Bukit Lawang was almost entirely destroyed in 2003 by a flash flood (itself the result of illegal logging), but has since rebuilt itself as an attractive riverside town. You can also do river tubing, though it’s a harmless bit of fun rather than the notorious tubing of Vang Vieng infamy.
Access to Bukit Lawang is by road from Medan. In my experience, this can be a rather interesting journey! (The road is apparently being repaired now (2017), so hopefully will be a smoother drive in the near future)
As an overall travel experience, I’d say a jungle hike in Bukit Lawang is better than a visit to Sepilok, and any orangutan encounters there are more likely to be up close and personal; but as an educational experience and a chance to directly contribute to a worthy cause, Sepilok is excellent. I would certainly recommend including Sepilok as part of any Borneo trip or Bukit Lawang as part of any Sumatra itinerary, and visiting both of them if you are visiting both Sumatra and Borneo. And more than anything, I want to leave you with these three (four) words: fuck (unsustainable) palm oil. You don’t need palm oil more than the orangutan needs the forest.

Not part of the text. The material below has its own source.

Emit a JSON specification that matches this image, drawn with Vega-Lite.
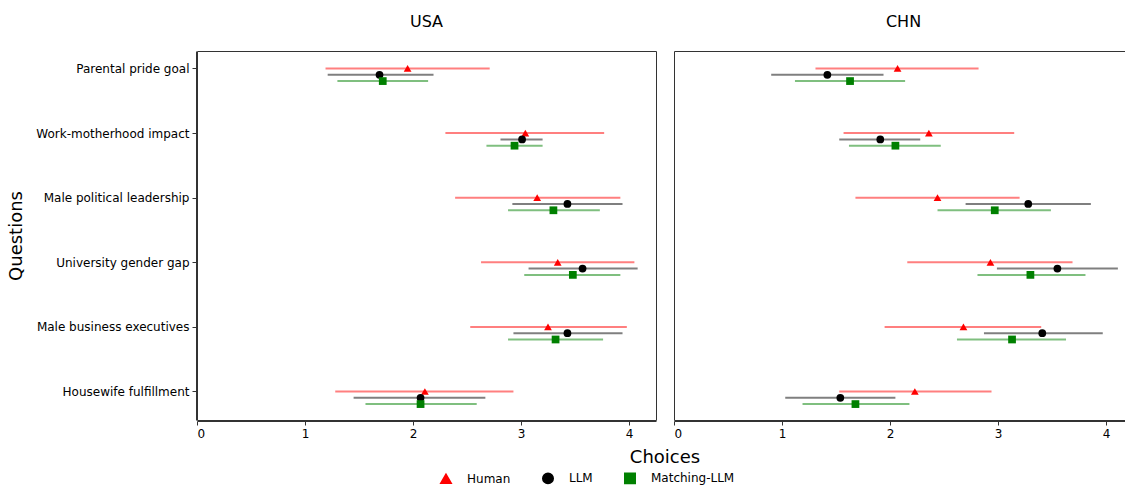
{
  "$schema": "https://vega.github.io/schema/vega-lite/v6.json",
  "background": "white",
  "padding": {"left": 7, "top": 14, "right": 0, "bottom": 0},
  "config": {
    "font": "DejaVu Sans",
    "view": {"stroke": "#333333", "strokeWidth": 1},
    "axis": {"grid": false, "domainColor": "#333333", "tickColor": "#333333", "labelColor": "#000000", "titleColor": "#000000", "labelFontSize": 12, "tickSize": 4, "labelPadding": 3, "titleFontWeight": "normal"},
    "legend": {"labelFontSize": 12, "labelColor": "#000000"}
  },
  "data": {"values": [
    {"country": "USA", "question": "Parental pride goal", "series": "Human", "mean": 1.95, "lo": 1.19, "hi": 2.71},
    {"country": "USA", "question": "Parental pride goal", "series": "LLM", "mean": 1.69, "lo": 1.21, "hi": 2.19},
    {"country": "USA", "question": "Parental pride goal", "series": "Matching-LLM", "mean": 1.72, "lo": 1.30, "hi": 2.14},
    {"country": "USA", "question": "Work-motherhood impact", "series": "Human", "mean": 3.04, "lo": 2.30, "hi": 3.77},
    {"country": "USA", "question": "Work-motherhood impact", "series": "LLM", "mean": 3.01, "lo": 2.81, "hi": 3.20},
    {"country": "USA", "question": "Work-motherhood impact", "series": "Matching-LLM", "mean": 2.94, "lo": 2.68, "hi": 3.20},
    {"country": "USA", "question": "Male political leadership", "series": "Human", "mean": 3.15, "lo": 2.39, "hi": 3.92},
    {"country": "USA", "question": "Male political leadership", "series": "LLM", "mean": 3.43, "lo": 2.92, "hi": 3.94},
    {"country": "USA", "question": "Male political leadership", "series": "Matching-LLM", "mean": 3.30, "lo": 2.88, "hi": 3.73},
    {"country": "USA", "question": "University gender gap", "series": "Human", "mean": 3.34, "lo": 2.63, "hi": 4.05},
    {"country": "USA", "question": "University gender gap", "series": "LLM", "mean": 3.57, "lo": 3.07, "hi": 4.08},
    {"country": "USA", "question": "University gender gap", "series": "Matching-LLM", "mean": 3.48, "lo": 3.03, "hi": 3.92},
    {"country": "USA", "question": "Male business executives", "series": "Human", "mean": 3.25, "lo": 2.53, "hi": 3.98},
    {"country": "USA", "question": "Male business executives", "series": "LLM", "mean": 3.43, "lo": 2.93, "hi": 3.94},
    {"country": "USA", "question": "Male business executives", "series": "Matching-LLM", "mean": 3.32, "lo": 2.88, "hi": 3.76},
    {"country": "USA", "question": "Housewife fulfillment", "series": "Human", "mean": 2.11, "lo": 1.28, "hi": 2.93},
    {"country": "USA", "question": "Housewife fulfillment", "series": "LLM", "mean": 2.07, "lo": 1.45, "hi": 2.67},
    {"country": "USA", "question": "Housewife fulfillment", "series": "Matching-LLM", "mean": 2.07, "lo": 1.56, "hi": 2.59},
    {"country": "CHN", "question": "Parental pride goal", "series": "Human", "mean": 2.07, "lo": 1.31, "hi": 2.82},
    {"country": "CHN", "question": "Parental pride goal", "series": "LLM", "mean": 1.42, "lo": 0.90, "hi": 1.94},
    {"country": "CHN", "question": "Parental pride goal", "series": "Matching-LLM", "mean": 1.63, "lo": 1.12, "hi": 2.14},
    {"country": "CHN", "question": "Work-motherhood impact", "series": "Human", "mean": 2.36, "lo": 1.57, "hi": 3.15},
    {"country": "CHN", "question": "Work-motherhood impact", "series": "LLM", "mean": 1.91, "lo": 1.53, "hi": 2.28},
    {"country": "CHN", "question": "Work-motherhood impact", "series": "Matching-LLM", "mean": 2.05, "lo": 1.62, "hi": 2.47},
    {"country": "CHN", "question": "Male political leadership", "series": "Human", "mean": 2.44, "lo": 1.68, "hi": 3.20},
    {"country": "CHN", "question": "Male political leadership", "series": "LLM", "mean": 3.28, "lo": 2.70, "hi": 3.86},
    {"country": "CHN", "question": "Male political leadership", "series": "Matching-LLM", "mean": 2.97, "lo": 2.44, "hi": 3.49},
    {"country": "CHN", "question": "University gender gap", "series": "Human", "mean": 2.93, "lo": 2.16, "hi": 3.69},
    {"country": "CHN", "question": "University gender gap", "series": "LLM", "mean": 3.55, "lo": 2.99, "hi": 4.11},
    {"country": "CHN", "question": "University gender gap", "series": "Matching-LLM", "mean": 3.30, "lo": 2.81, "hi": 3.81},
    {"country": "CHN", "question": "Male business executives", "series": "Human", "mean": 2.68, "lo": 1.95, "hi": 3.40},
    {"country": "CHN", "question": "Male business executives", "series": "LLM", "mean": 3.41, "lo": 2.87, "hi": 3.97},
    {"country": "CHN", "question": "Male business executives", "series": "Matching-LLM", "mean": 3.13, "lo": 2.62, "hi": 3.63},
    {"country": "CHN", "question": "Housewife fulfillment", "series": "Human", "mean": 2.23, "lo": 1.53, "hi": 2.94},
    {"country": "CHN", "question": "Housewife fulfillment", "series": "LLM", "mean": 1.54, "lo": 1.03, "hi": 2.05},
    {"country": "CHN", "question": "Housewife fulfillment", "series": "Matching-LLM", "mean": 1.68, "lo": 1.19, "hi": 2.18}
  ]},
  "facet": {
    "column": {
      "field": "country",
      "type": "nominal",
      "sort": ["USA", "CHN"],
      "title": "Choices",
      "header": {
        "labelOrient": "top",
        "titleOrient": "bottom",
        "labelFontSize": 16,
        "labelColor": "#000000",
        "labelPadding": 20,
        "titleFontSize": 18,
        "titleFontWeight": "normal",
        "titleColor": "#000000",
        "titlePadding": 0
      }
    }
  },
  "spacing": 16,
  "spec": {
    "width": 459,
    "height": 369,
    "encoding": {
      "y": {
        "field": "question",
        "type": "nominal",
        "sort": ["Parental pride goal", "Work-motherhood impact", "Male political leadership", "University gender gap", "Male business executives", "Housewife fulfillment"],
        "scale": {"type": "point", "padding": 0.356, "align": 0.38},
        "axis": {"title": "Questions", "titleFontSize": 18, "titlePadding": 10}
      },
      "yOffset": {
        "field": "series",
        "type": "nominal",
        "scale": {"type": "point", "domain": ["Human", "LLM", "Matching-LLM"], "range": [0, 12.6], "padding": 0}
      }
    },
    "layer": [
      {
        "mark": {"type": "rule", "strokeWidth": 2, "opacity": 0.5},
        "encoding": {
          "x": {"field": "lo", "type": "quantitative", "scale": {"domain": [0, 4.25], "nice": false, "zero": false}, "axis": {"values": [0, 1, 2, 3, 4], "format": "d", "title": null}},
          "x2": {"field": "hi"},
          "color": {"field": "series", "type": "nominal", "scale": {"domain": ["Human", "LLM", "Matching-LLM"], "range": ["#ff0000", "#000000", "#008000"]}, "legend": {"title": null, "orient": "none", "legendX": 243, "legendY": 421, "direction": "horizontal", "symbolSize": 110, "columnPadding": 28, "labelOffset": 15, "symbolOpacity": 1}}
        }
      },
      {
        "mark": {"type": "point", "filled": true, "opacity": 1, "size": 60},
        "encoding": {
          "x": {"field": "mean", "type": "quantitative"},
          "color": {"field": "series", "type": "nominal", "legend": {"title": null, "orient": "none", "legendX": 243, "legendY": 421, "direction": "horizontal", "symbolSize": 110, "columnPadding": 28, "labelOffset": 15, "symbolOpacity": 1}},
          "shape": {"field": "series", "type": "nominal", "scale": {"domain": ["Human", "LLM", "Matching-LLM"], "range": ["triangle-up", "circle", "square"]}, "legend": {"title": null, "orient": "none", "legendX": 243, "legendY": 421, "direction": "horizontal", "symbolSize": 110, "columnPadding": 28, "labelOffset": 15, "symbolOpacity": 1}}
        }
      }
    ]
  }
}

Look at this company scorecard and this product list (for the UK) for the best product choices, failing that look out for products with RSPO certification (not a clear-cut sign of sustainability, but surely better than nothing), and make your purchasing decisions accordingly.
Other orangutan sanctuaries
In addition to Sepilok and Bukit Lawang, there are a number of other orangutan sanctuaries and rehabilitation centres you can visit including the Semenggoh Centre just outside the city of Kuching in Sarawak (the other state of Malaysian Borneo), and several in Kalimantan (the Indonesian portion of Borneo) – this page has a good map showing all the rehabilitation centres and sanctuaries in Borneo and Sumatra.